Tim Berners-Lee's heart's in the right place: An InfoWorld article quotes him as saying "Your data needs to be understood not by people, but by machines". Unfortunately that's not going to happen any time soon.
Take a look through http://www.pricewatch.com/ sometime. Click through on one of those nice shiny low prices and then look at the prices of other products on the site that low-balled your first product. Not such a good deal anymore, huh?
I overheard my office-mate calling up the 800 number of a vendor with a web site which had incredible comparison information between the various brands he was interested in. He'd gone so far as to pick up the phone, and they still wanted to fax or e-mail him pricing, because they needed to be able to pester him later.
If price is the only consideration, then there's no incentive to share pricing information. So vendors aren't going to share freely.

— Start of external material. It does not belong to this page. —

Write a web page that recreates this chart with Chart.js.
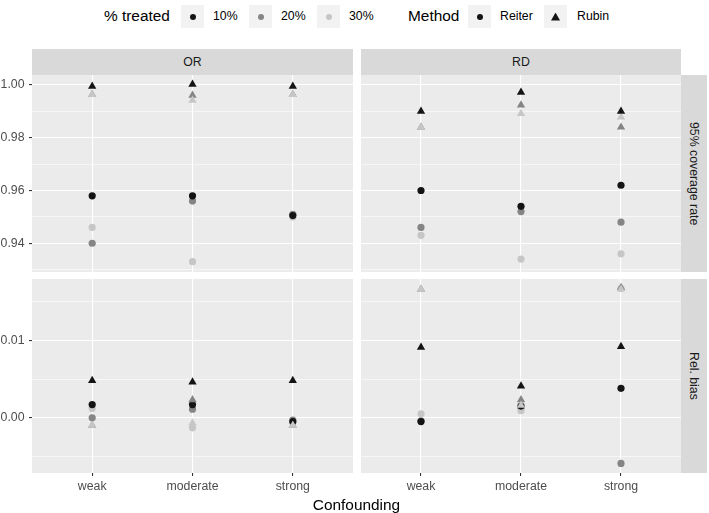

Similarly, I've been looking at ways to automate my web logging activities. There are several long lists of stuff which I'm not interested in for the most part, but I can do keyword searching and some adaptive algorithms to pull out the entries I do want to know about, saving me time. When I pull out this information, it's easier for me to throw away the advertising on which the publisher depends for income.
You think they're going to voluntarily toss away the advertising? Hell no, they're going to obfuscate that HTML as much as they can to make it as hard as possible to machine read it.
Nobody, except perhaps a few glory hounds and academics, have any incentive to share information. If they could get away with it, everyone would publish in PDF or Flash. If you can't get a human to invest their time reading it you can't extract or impart the information necessary to make money with it.
In Literary Machines Ted Nelson said that payment was an essential part of any hypertext publishing network. The web is a perfect example of why that's true, and until we get such an economic structure in place we're doomed to more flash and less substance.